Coercivity enhancement of sintered Nd–Fe–B magnets by efficiently diffusing DyF3 based on electrophoretic deposition

• The optimum diffusion temperature and time for the DyF3 EPD-coated magnets were clarified.
• A significant increment in coercivity of more than 6.5 kOe was achieved with less than 1.2 wt.% Dy.
• Dy concentrations variation versus distance from the magnet surface was accurately characterized.
• The increment of the coercivity was closely related to the concentration and distribution of Dy.
• The Dy-rich core–shell microstructure was well developed in the DyF3 EPD-coated magnets.

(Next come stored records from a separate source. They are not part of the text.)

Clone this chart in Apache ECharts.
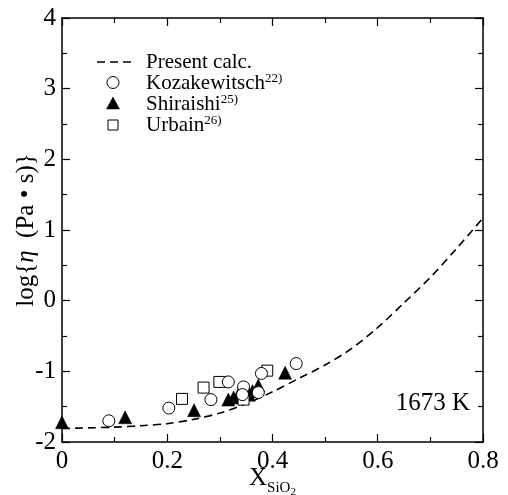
<!DOCTYPE html>
<html>
<head>
<meta charset="utf-8">
<script src="https://cdn.jsdelivr.net/npm/echarts@6/dist/echarts.min.js"></script>
<style>
  html, body { margin: 0; padding: 0; background: #fff; }
  #chart { width: 508px; height: 495px; }
</style>
</head>
<body>
<div id="chart"></div>
<script>
// Calculated viscosity curve, log(eta / Pa s) against SiO2 mole fraction
const calcX = [0, 0.05, 0.1, 0.15, 0.2, 0.25, 0.3, 0.35, 0.4, 0.45, 0.5, 0.55, 0.6, 0.65, 0.7, 0.75, 0.8];
const calcY = [-1.81, -1.80, -1.79, -1.77, -1.74, -1.68, -1.59, -1.46, -1.29, -1.10, -0.91, -0.68, -0.38, -0.03, 0.33, 0.74, 1.17];

// Measured data
const kozakX = [0.089, 0.203, 0.283, 0.316, 0.345, 0.343, 0.373, 0.379, 0.445];
const kozakY = [-1.70, -1.52, -1.40, -1.15, -1.22, -1.33, -1.30, -1.03, -0.89];

const shiraishiX = [0, 0.12, 0.251, 0.316, 0.326, 0.335, 0.345, 0.355, 0.362, 0.373, 0.424];
const shiraishiY = [-1.72, -1.65, -1.55, -1.40, -1.37, -1.33, -1.30, -1.33, -1.28, -1.20, -1.02];

const urbainX = [0.228, 0.269, 0.299, 0.345, 0.390];
const urbainY = [-1.39, -1.23, -1.15, -1.40, -0.99];

// Axis ticks
const xMin = 0, xMax = 0.8, xStep = 0.2;
const yMin = -2, yMax = 4, yStep = 1;

const serif = 'Liberation Serif';
const zip = (xs, ys) => xs.map((x, i) => [x, ys[i]]);

const chart = echarts.init(document.getElementById('chart'), null, { renderer: 'canvas' });

const axisCommon = {
  nameMoveOverlap: false,
  axisLine: { show: true, onZero: false, lineStyle: { color: '#000', width: 1.5 } },
  axisTick: { show: true, inside: true, length: 8, lineStyle: { color: '#000', width: 1.2 } },
  minorTick: { show: true, splitNumber: 2, length: 5, lineStyle: { color: '#000', width: 1.2 } },
  splitLine: { show: false },
  minorSplitLine: { show: false }
};

const supRich = { sup: { fontFamily: serif, fontSize: 13, fill: '#000', verticalAlign: 'top' } };

chart.setOption({
  animation: false,
  backgroundColor: '#fff',
  grid: { left: 62, right: 25, top: 18, bottom: 53, containLabel: false, outerBoundsMode: 'none' },
  xAxis: [
    Object.assign({
      type: 'value', min: xMin, max: xMax, interval: xStep,
      axisLabel: { color: '#000', fontFamily: serif, fontSize: 25, margin: 7 },
      name: '{x|X}{s|SiO}{t|2}',
      nameLocation: 'middle',
      nameGap: 24,
      nameTextStyle: {
        color: '#000', fontFamily: serif,
        rich: {
          x: { fontFamily: serif, fontSize: 25, color: '#000', verticalAlign: 'bottom', padding: [0, 0, 7, 0] },
          s: { fontFamily: serif, fontSize: 15, color: '#000', verticalAlign: 'bottom', padding: [0, 0, 2, 0] },
          t: { fontFamily: serif, fontSize: 11, color: '#000', verticalAlign: 'bottom', padding: [0, 0, 0, 0] }
        }
      }
    }, axisCommon),
    Object.assign({
      type: 'value', min: xMin, max: xMax, interval: xStep, position: 'top',
      axisLabel: { show: false }
    }, axisCommon)
  ],
  yAxis: [
    Object.assign({
      type: 'value', min: yMin, max: yMax, interval: yStep,
      axisLabel: { color: '#000', fontFamily: serif, fontSize: 25, margin: 6 },
      name: 'log{{it|η}  (Pa • s)}',
      nameLocation: 'middle',
      nameGap: 23,
      nameTextStyle: {
        color: '#000', fontFamily: serif, fontSize: 25,
        rich: { it: { fontFamily: serif, fontSize: 25, fontStyle: 'italic', color: '#000' } }
      }
    }, axisCommon),
    Object.assign({
      type: 'value', min: yMin, max: yMax, interval: yStep, position: 'right',
      axisLabel: { show: false }
    }, axisCommon)
  ],
  series: [
    {
      name: 'Present calc.', type: 'line', data: zip(calcX, calcY),
      smooth: 0.3, symbol: 'none', z: 2,
      lineStyle: { color: '#000', width: 1.6, type: [8, 5] }
    },
    {
      name: 'Shiraishi', type: 'scatter', data: zip(shiraishiX, shiraishiY),
      symbol: 'triangle', symbolSize: 13, z: 3,
      itemStyle: { color: '#000', borderColor: '#000', borderWidth: 0.5, opacity: 1 }
    },
    {
      name: 'Urbain', type: 'scatter', data: zip(urbainX, urbainY),
      symbol: 'rect', symbolSize: 11, z: 4,
      itemStyle: { color: '#fff', borderColor: '#000', borderWidth: 1, opacity: 1 }
    },
    {
      name: 'Kozakewitsch', type: 'scatter', data: zip(kozakX, kozakY),
      symbol: 'circle', symbolSize: 12, z: 5,
      itemStyle: { color: '#fff', borderColor: '#000', borderWidth: 1, opacity: 1 }
    }
  ],
  graphic: [
    // key
    { type: 'line', shape: { x1: 97, y1: 62, x2: 136, y2: 62 },
      style: { stroke: '#000', lineWidth: 1.6, lineDash: [8, 5] } },
    { type: 'circle', shape: { cx: 113, cy: 82.5, r: 6 },
      style: { fill: '#fff', stroke: '#000', lineWidth: 1 } },
    { type: 'polygon', shape: { points: [[113, 97], [119.5, 109], [106.5, 109]] },
      style: { fill: '#000', stroke: '#000', lineWidth: 0.5 } },
    { type: 'rect', shape: { x: 108, y: 120, width: 10, height: 10 },
      style: { fill: '#fff', stroke: '#000', lineWidth: 1 } },
    { type: 'text', x: 146, y: 62,
      style: { text: 'Present calc.', fontFamily: serif, fontSize: 21, fill: '#000', verticalAlign: 'middle' } },
    { type: 'text', x: 146, y: 83,
      style: { text: 'Kozakewitsch{sup|22)}', fontFamily: serif, fontSize: 21, fill: '#000', verticalAlign: 'middle', rich: supRich } },
    { type: 'text', x: 146, y: 104,
      style: { text: 'Shiraishi{sup|25)}', fontFamily: serif, fontSize: 21, fill: '#000', verticalAlign: 'middle', rich: supRich } },
    { type: 'text', x: 146, y: 125,
      style: { text: 'Urbain{sup|26)}', fontFamily: serif, fontSize: 21, fill: '#000', verticalAlign: 'middle', rich: supRich } },
    // temperature
    { type: 'text', x: 470, y: 403,
      style: { text: '1673 K', fontFamily: serif, fontSize: 25, fill: '#000', align: 'right', verticalAlign: 'middle' } }
  ]
});
</script>
</body>
</html>
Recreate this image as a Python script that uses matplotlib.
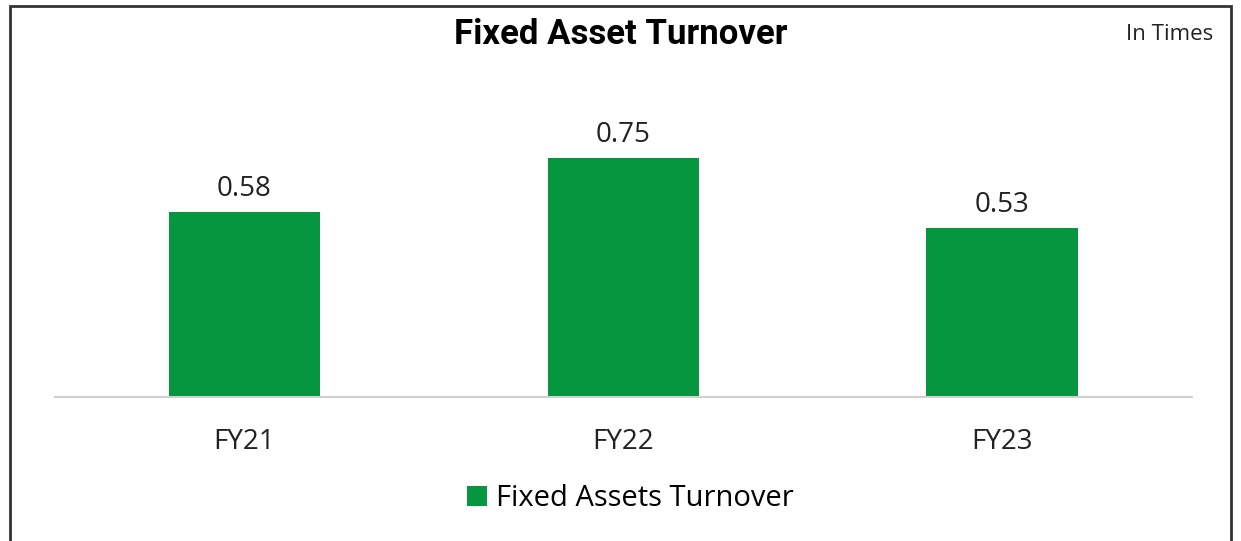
import matplotlib as mpl
mpl.use('Agg')
from matplotlib import pyplot as plt
from matplotlib.patches import Rectangle

years = ['FY21', 'FY22', 'FY23']
turnover = [0.58, 0.75, 0.53]

plt.rcParams['font.family'] = ['Open Sans', 'DejaVu Sans']
green = '#05963f'

fig = plt.figure(figsize=(12.41, 5.41), dpi=100)
ax = fig.add_axes([0.0443, 0.266, 0.916, 0.589])

x = range(len(years))
bars = ax.bar(x, turnover, width=0.4, color=green, label='Fixed Assets Turnover')
for xi, v in zip(x, turnover):
    ax.text(xi, v + 0.03, '%.2f' % v, ha='center', va='bottom', fontsize=20, color='#222222')

ax.set_xlim(-0.5, 2.5)
ax.set_ylim(0, 1.0)
ax.set_xticks(list(x))
ax.set_xticklabels(years, fontsize=20, color='#222222')
ax.tick_params(axis='x', length=0, pad=22)
ax.set_yticks([])
for s in ['top', 'right', 'left']:
    ax.spines[s].set_visible(False)
ax.spines['bottom'].set_color('#d0d0d0')
ax.spines['bottom'].set_linewidth(1.5)

fig.text(0.5, 0.937, 'Fixed Asset Turnover', ha='center', va='center',
         fontsize=25, fontweight='bold', family=['Roboto', 'DejaVu Sans'])
fig.text(0.978, 0.937, 'In Times', ha='right', va='center', fontsize=16, color='#222222')

leg = fig.legend(loc='center', bbox_to_anchor=(0.508, 0.078), frameon=False,
                 fontsize=21, handlelength=0.7, handleheight=0.7, handletextpad=0.3)

# outer frame
fig.patches.append(Rectangle((10 / 1241, -0.01), 1221 / 1241, 0.9985 - 5 / 541 + 0.01,
                             transform=fig.transFigure, fill=False,
                             edgecolor='#333333', linewidth=2))

fig.savefig('out.png', dpi=100)
plt.close()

Using electrophoretic deposition (EPD) method, we coated DyF3 powder onto the sintered Nd–Fe–B magnets, investigated the changes in magnetic and microstructural properties of DyF3 EPD-coated magnets and clarified the optimum diffusion temperature and time. Through controlling the process parameters (such as temperature and time), the coercivity was increased from 16.1 to 22.8 kOe with a slight reduction in remanence after the diffusion. A significant increment in coercivity of more than 6.5 kOe was achieved with less than 1.2 wt.% Dy in the Dy-free original magnets. Microstructure analysis suggested that the increase of the coercivity was closely related to the concentration and the distribution of Dy. At 100 μm from the surface of the magnet, Dy concentration gradually increased with the diffusion temperature and time, which corresponds well with the change of coercivity. During the diffusion, Dy favors to substitute for Nd to form the (Nd, Dy)2Fe14B core–shell phases in the outer region of Nd2Fe14B grains. The higher magnetocrystalline anisotropy of the core–shell phase and the improved decoupling by the continuous grain boundary phase contribute to the coercivity enhancement.